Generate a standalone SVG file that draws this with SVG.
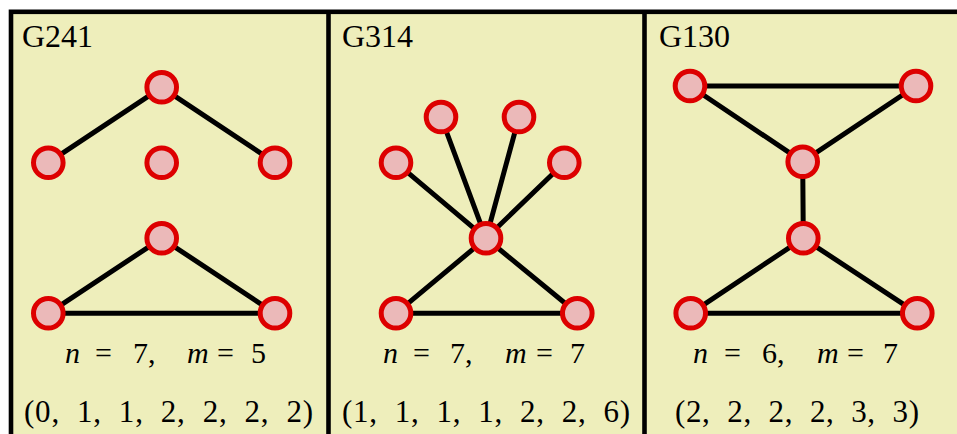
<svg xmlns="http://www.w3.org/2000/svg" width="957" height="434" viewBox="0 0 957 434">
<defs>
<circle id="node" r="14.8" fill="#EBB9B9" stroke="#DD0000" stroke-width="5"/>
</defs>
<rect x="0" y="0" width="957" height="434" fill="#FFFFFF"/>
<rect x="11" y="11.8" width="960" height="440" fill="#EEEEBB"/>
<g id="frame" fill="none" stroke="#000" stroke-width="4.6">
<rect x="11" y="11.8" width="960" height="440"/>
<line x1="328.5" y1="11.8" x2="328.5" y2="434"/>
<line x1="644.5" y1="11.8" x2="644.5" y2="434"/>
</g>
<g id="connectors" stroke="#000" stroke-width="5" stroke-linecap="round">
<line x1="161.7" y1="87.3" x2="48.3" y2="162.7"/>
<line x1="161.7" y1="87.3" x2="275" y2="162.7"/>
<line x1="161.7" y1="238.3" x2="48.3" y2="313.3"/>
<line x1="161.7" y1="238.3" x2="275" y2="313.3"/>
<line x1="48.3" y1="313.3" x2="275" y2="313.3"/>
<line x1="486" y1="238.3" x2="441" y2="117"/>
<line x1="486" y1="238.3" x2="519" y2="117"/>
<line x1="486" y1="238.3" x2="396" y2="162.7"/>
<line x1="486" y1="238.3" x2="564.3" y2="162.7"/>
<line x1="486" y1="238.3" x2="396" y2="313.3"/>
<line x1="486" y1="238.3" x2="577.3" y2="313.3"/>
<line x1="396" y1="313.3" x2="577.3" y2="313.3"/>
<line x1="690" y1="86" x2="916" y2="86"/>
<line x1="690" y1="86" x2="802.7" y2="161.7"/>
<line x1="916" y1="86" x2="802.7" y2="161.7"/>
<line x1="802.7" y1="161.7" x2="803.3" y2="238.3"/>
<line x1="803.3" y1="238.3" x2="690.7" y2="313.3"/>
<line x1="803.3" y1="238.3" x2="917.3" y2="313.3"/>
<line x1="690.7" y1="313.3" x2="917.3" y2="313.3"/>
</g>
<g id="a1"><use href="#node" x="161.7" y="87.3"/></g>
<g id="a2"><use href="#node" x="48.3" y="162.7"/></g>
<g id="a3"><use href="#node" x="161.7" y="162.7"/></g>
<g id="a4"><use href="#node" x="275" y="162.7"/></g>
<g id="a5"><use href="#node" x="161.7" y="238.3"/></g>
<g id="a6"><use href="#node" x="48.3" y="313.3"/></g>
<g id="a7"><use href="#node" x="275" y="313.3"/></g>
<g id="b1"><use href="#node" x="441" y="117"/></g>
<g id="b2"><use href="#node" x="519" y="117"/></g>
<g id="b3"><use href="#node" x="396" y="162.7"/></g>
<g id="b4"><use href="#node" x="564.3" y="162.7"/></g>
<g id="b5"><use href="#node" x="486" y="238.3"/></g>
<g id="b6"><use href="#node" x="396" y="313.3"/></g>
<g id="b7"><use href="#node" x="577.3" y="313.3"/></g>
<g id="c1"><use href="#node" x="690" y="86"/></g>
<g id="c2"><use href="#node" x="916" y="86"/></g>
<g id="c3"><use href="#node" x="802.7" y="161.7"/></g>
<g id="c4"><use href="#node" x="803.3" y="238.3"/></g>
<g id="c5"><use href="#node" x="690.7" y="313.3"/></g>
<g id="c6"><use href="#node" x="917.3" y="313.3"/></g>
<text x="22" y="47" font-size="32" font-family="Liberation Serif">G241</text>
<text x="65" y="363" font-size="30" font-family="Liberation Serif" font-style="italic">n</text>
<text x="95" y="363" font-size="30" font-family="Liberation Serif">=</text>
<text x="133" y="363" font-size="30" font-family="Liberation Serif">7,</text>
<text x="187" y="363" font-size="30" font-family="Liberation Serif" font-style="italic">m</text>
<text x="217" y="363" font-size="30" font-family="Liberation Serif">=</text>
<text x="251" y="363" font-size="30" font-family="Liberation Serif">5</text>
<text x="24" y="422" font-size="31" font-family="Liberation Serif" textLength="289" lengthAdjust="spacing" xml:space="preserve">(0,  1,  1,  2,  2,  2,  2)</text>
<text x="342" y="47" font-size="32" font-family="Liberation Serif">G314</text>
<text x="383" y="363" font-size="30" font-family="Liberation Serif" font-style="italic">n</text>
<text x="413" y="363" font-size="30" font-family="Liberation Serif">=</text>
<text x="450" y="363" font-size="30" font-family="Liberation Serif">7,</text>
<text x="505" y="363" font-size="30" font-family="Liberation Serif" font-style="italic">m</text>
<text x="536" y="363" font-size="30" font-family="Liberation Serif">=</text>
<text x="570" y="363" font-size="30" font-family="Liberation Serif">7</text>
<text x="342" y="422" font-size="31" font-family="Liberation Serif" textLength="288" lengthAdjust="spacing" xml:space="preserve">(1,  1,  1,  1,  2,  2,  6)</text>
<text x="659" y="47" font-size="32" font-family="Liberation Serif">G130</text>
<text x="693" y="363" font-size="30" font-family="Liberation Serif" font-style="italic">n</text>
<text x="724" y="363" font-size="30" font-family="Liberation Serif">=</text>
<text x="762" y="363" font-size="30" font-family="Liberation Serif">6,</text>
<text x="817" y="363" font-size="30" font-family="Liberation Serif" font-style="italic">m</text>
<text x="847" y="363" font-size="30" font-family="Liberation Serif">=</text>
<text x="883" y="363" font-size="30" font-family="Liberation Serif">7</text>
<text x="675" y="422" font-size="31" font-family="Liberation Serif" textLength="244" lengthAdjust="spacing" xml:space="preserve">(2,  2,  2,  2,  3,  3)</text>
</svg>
+ + + + +
Leave out the pictures and reproduce the rest of the listing exactly.

| Reply |
Generate a standalone SVG file that draws this with SVG.
<svg xmlns="http://www.w3.org/2000/svg" width="957" height="434" viewBox="0 0 957 434">
<defs>
<circle id="node" r="14.8" fill="#EBB9B9" stroke="#DD0000" stroke-width="5"/>
</defs>
<rect x="0" y="0" width="957" height="434" fill="#FFFFFF"/>
<rect x="11" y="11.8" width="960" height="440" fill="#EEEEBB"/>
<g id="frame" fill="none" stroke="#000" stroke-width="4.6">
<rect x="11" y="11.8" width="960" height="440"/>
<line x1="328.5" y1="11.8" x2="328.5" y2="434"/>
<line x1="644.5" y1="11.8" x2="644.5" y2="434"/>
</g>
<g id="connectors" stroke="#000" stroke-width="5" stroke-linecap="round">
<line x1="161.7" y1="87.3" x2="48.3" y2="162.7"/>
<line x1="161.7" y1="87.3" x2="275" y2="162.7"/>
<line x1="161.7" y1="238.3" x2="48.3" y2="313.3"/>
<line x1="161.7" y1="238.3" x2="275" y2="313.3"/>
<line x1="48.3" y1="313.3" x2="275" y2="313.3"/>
<line x1="486" y1="238.3" x2="441" y2="117"/>
<line x1="486" y1="238.3" x2="519" y2="117"/>
<line x1="486" y1="238.3" x2="396" y2="162.7"/>
<line x1="486" y1="238.3" x2="564.3" y2="162.7"/>
<line x1="486" y1="238.3" x2="396" y2="313.3"/>
<line x1="486" y1="238.3" x2="577.3" y2="313.3"/>
<line x1="396" y1="313.3" x2="577.3" y2="313.3"/>
<line x1="690" y1="86" x2="916" y2="86"/>
<line x1="690" y1="86" x2="802.7" y2="161.7"/>
<line x1="916" y1="86" x2="802.7" y2="161.7"/>
<line x1="802.7" y1="161.7" x2="803.3" y2="238.3"/>
<line x1="803.3" y1="238.3" x2="690.7" y2="313.3"/>
<line x1="803.3" y1="238.3" x2="917.3" y2="313.3"/>
<line x1="690.7" y1="313.3" x2="917.3" y2="313.3"/>
</g>
<g id="a1"><use href="#node" x="161.7" y="87.3"/></g>
<g id="a2"><use href="#node" x="48.3" y="162.7"/></g>
<g id="a3"><use href="#node" x="161.7" y="162.7"/></g>
<g id="a4"><use href="#node" x="275" y="162.7"/></g>
<g id="a5"><use href="#node" x="161.7" y="238.3"/></g>
<g id="a6"><use href="#node" x="48.3" y="313.3"/></g>
<g id="a7"><use href="#node" x="275" y="313.3"/></g>
<g id="b1"><use href="#node" x="441" y="117"/></g>
<g id="b2"><use href="#node" x="519" y="117"/></g>
<g id="b3"><use href="#node" x="396" y="162.7"/></g>
<g id="b4"><use href="#node" x="564.3" y="162.7"/></g>
<g id="b5"><use href="#node" x="486" y="238.3"/></g>
<g id="b6"><use href="#node" x="396" y="313.3"/></g>
<g id="b7"><use href="#node" x="577.3" y="313.3"/></g>
<g id="c1"><use href="#node" x="690" y="86"/></g>
<g id="c2"><use href="#node" x="916" y="86"/></g>
<g id="c3"><use href="#node" x="802.7" y="161.7"/></g>
<g id="c4"><use href="#node" x="803.3" y="238.3"/></g>
<g id="c5"><use href="#node" x="690.7" y="313.3"/></g>
<g id="c6"><use href="#node" x="917.3" y="313.3"/></g>
<text x="22" y="47" font-size="32" font-family="Liberation Serif">G241</text>
<text x="65" y="363" font-size="30" font-family="Liberation Serif" font-style="italic">n</text>
<text x="95" y="363" font-size="30" font-family="Liberation Serif">=</text>
<text x="133" y="363" font-size="30" font-family="Liberation Serif">7,</text>
<text x="187" y="363" font-size="30" font-family="Liberation Serif" font-style="italic">m</text>
<text x="217" y="363" font-size="30" font-family="Liberation Serif">=</text>
<text x="251" y="363" font-size="30" font-family="Liberation Serif">5</text>
<text x="24" y="422" font-size="31" font-family="Liberation Serif" textLength="289" lengthAdjust="spacing" xml:space="preserve">(0,  1,  1,  2,  2,  2,  2)</text>
<text x="342" y="47" font-size="32" font-family="Liberation Serif">G314</text>
<text x="383" y="363" font-size="30" font-family="Liberation Serif" font-style="italic">n</text>
<text x="413" y="363" font-size="30" font-family="Liberation Serif">=</text>
<text x="450" y="363" font-size="30" font-family="Liberation Serif">7,</text>
<text x="505" y="363" font-size="30" font-family="Liberation Serif" font-style="italic">m</text>
<text x="536" y="363" font-size="30" font-family="Liberation Serif">=</text>
<text x="570" y="363" font-size="30" font-family="Liberation Serif">7</text>
<text x="342" y="422" font-size="31" font-family="Liberation Serif" textLength="288" lengthAdjust="spacing" xml:space="preserve">(1,  1,  1,  1,  2,  2,  6)</text>
<text x="659" y="47" font-size="32" font-family="Liberation Serif">G130</text>
<text x="693" y="363" font-size="30" font-family="Liberation Serif" font-style="italic">n</text>
<text x="724" y="363" font-size="30" font-family="Liberation Serif">=</text>
<text x="762" y="363" font-size="30" font-family="Liberation Serif">6,</text>
<text x="817" y="363" font-size="30" font-family="Liberation Serif" font-style="italic">m</text>
<text x="847" y="363" font-size="30" font-family="Liberation Serif">=</text>
<text x="883" y="363" font-size="30" font-family="Liberation Serif">7</text>
<text x="675" y="422" font-size="31" font-family="Liberation Serif" textLength="244" lengthAdjust="spacing" xml:space="preserve">(2,  2,  2,  2,  3,  3)</text>
</svg>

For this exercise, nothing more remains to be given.